● Aim: Restate the full listing word for word and leave the pictures out.

▶

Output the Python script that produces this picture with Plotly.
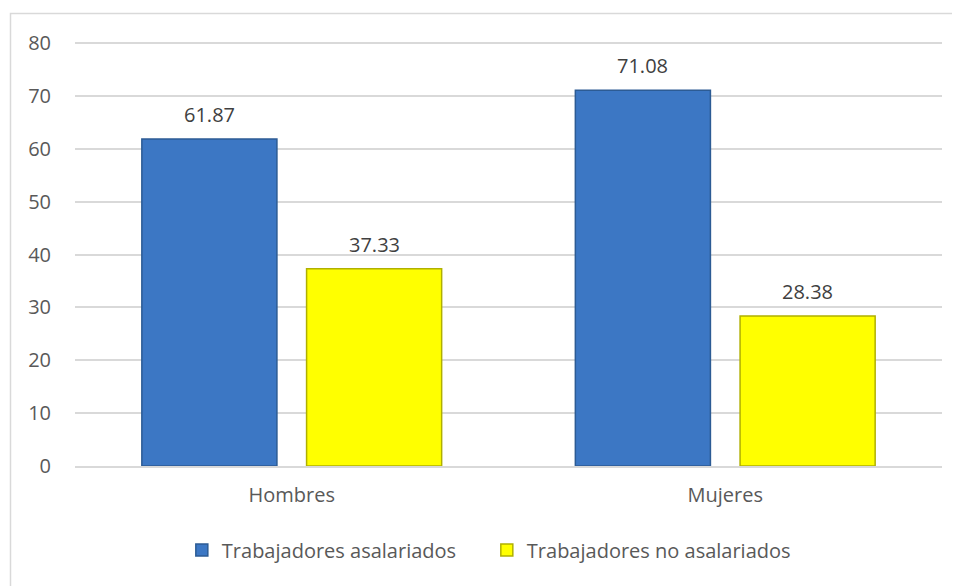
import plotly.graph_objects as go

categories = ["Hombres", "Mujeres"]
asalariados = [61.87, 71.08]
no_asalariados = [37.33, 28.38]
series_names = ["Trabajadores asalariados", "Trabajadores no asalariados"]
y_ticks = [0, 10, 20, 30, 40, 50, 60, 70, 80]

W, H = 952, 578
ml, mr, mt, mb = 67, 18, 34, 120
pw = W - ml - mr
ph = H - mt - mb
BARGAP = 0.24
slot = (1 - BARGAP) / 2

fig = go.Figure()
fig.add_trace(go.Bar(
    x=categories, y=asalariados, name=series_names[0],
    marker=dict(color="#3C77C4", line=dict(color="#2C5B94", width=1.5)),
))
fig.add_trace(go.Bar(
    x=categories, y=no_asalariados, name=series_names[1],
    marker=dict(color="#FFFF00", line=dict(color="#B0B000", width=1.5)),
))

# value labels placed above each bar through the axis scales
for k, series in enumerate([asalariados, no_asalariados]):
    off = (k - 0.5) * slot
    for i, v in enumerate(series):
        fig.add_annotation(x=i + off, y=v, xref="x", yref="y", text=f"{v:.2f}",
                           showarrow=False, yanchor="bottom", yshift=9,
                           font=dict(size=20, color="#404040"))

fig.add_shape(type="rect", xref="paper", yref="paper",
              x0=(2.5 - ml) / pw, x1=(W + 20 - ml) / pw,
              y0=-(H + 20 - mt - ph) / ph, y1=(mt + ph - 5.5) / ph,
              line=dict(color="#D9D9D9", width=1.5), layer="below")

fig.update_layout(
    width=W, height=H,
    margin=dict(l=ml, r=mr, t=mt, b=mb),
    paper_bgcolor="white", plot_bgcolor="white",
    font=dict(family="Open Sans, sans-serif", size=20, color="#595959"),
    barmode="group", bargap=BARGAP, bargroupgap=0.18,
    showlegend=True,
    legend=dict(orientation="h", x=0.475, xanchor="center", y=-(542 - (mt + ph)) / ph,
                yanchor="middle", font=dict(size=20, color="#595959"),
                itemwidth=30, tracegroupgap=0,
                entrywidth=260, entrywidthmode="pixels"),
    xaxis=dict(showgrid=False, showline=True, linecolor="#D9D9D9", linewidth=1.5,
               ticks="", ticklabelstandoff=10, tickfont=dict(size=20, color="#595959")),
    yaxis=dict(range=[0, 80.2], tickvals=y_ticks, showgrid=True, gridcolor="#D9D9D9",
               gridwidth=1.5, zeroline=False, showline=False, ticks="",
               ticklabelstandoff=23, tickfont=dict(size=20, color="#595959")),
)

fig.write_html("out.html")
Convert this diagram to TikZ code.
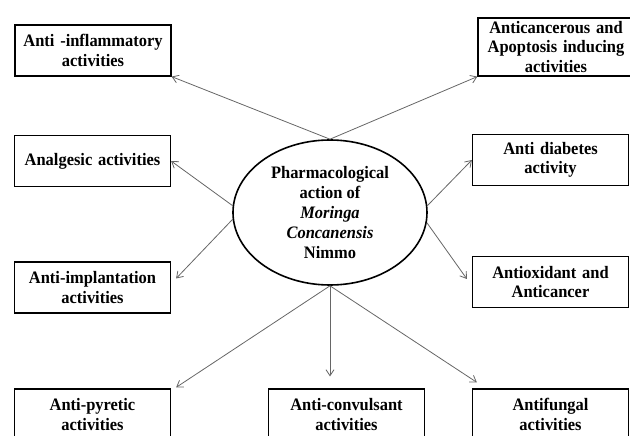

◀

● The response:
Output the Python script that produces this picture with Plotly.
import plotly.graph_objects as go

categories = ["Hombres", "Mujeres"]
asalariados = [61.87, 71.08]
no_asalariados = [37.33, 28.38]
series_names = ["Trabajadores asalariados", "Trabajadores no asalariados"]
y_ticks = [0, 10, 20, 30, 40, 50, 60, 70, 80]

W, H = 952, 578
ml, mr, mt, mb = 67, 18, 34, 120
pw = W - ml - mr
ph = H - mt - mb
BARGAP = 0.24
slot = (1 - BARGAP) / 2

fig = go.Figure()
fig.add_trace(go.Bar(
    x=categories, y=asalariados, name=series_names[0],
    marker=dict(color="#3C77C4", line=dict(color="#2C5B94", width=1.5)),
))
fig.add_trace(go.Bar(
    x=categories, y=no_asalariados, name=series_names[1],
    marker=dict(color="#FFFF00", line=dict(color="#B0B000", width=1.5)),
))

# value labels placed above each bar through the axis scales
for k, series in enumerate([asalariados, no_asalariados]):
    off = (k - 0.5) * slot
    for i, v in enumerate(series):
        fig.add_annotation(x=i + off, y=v, xref="x", yref="y", text=f"{v:.2f}",
                           showarrow=False, yanchor="bottom", yshift=9,
                           font=dict(size=20, color="#404040"))

fig.add_shape(type="rect", xref="paper", yref="paper",
              x0=(2.5 - ml) / pw, x1=(W + 20 - ml) / pw,
              y0=-(H + 20 - mt - ph) / ph, y1=(mt + ph - 5.5) / ph,
              line=dict(color="#D9D9D9", width=1.5), layer="below")

fig.update_layout(
    width=W, height=H,
    margin=dict(l=ml, r=mr, t=mt, b=mb),
    paper_bgcolor="white", plot_bgcolor="white",
    font=dict(family="Open Sans, sans-serif", size=20, color="#595959"),
    barmode="group", bargap=BARGAP, bargroupgap=0.18,
    showlegend=True,
    legend=dict(orientation="h", x=0.475, xanchor="center", y=-(542 - (mt + ph)) / ph,
                yanchor="middle", font=dict(size=20, color="#595959"),
                itemwidth=30, tracegroupgap=0,
                entrywidth=260, entrywidthmode="pixels"),
    xaxis=dict(showgrid=False, showline=True, linecolor="#D9D9D9", linewidth=1.5,
               ticks="", ticklabelstandoff=10, tickfont=dict(size=20, color="#595959")),
    yaxis=dict(range=[0, 80.2], tickvals=y_ticks, showgrid=True, gridcolor="#D9D9D9",
               gridwidth=1.5, zeroline=False, showline=False, ticks="",
               ticklabelstandoff=23, tickfont=dict(size=20, color="#595959")),
)

fig.write_html("out.html")
Convert this diagram to TikZ code.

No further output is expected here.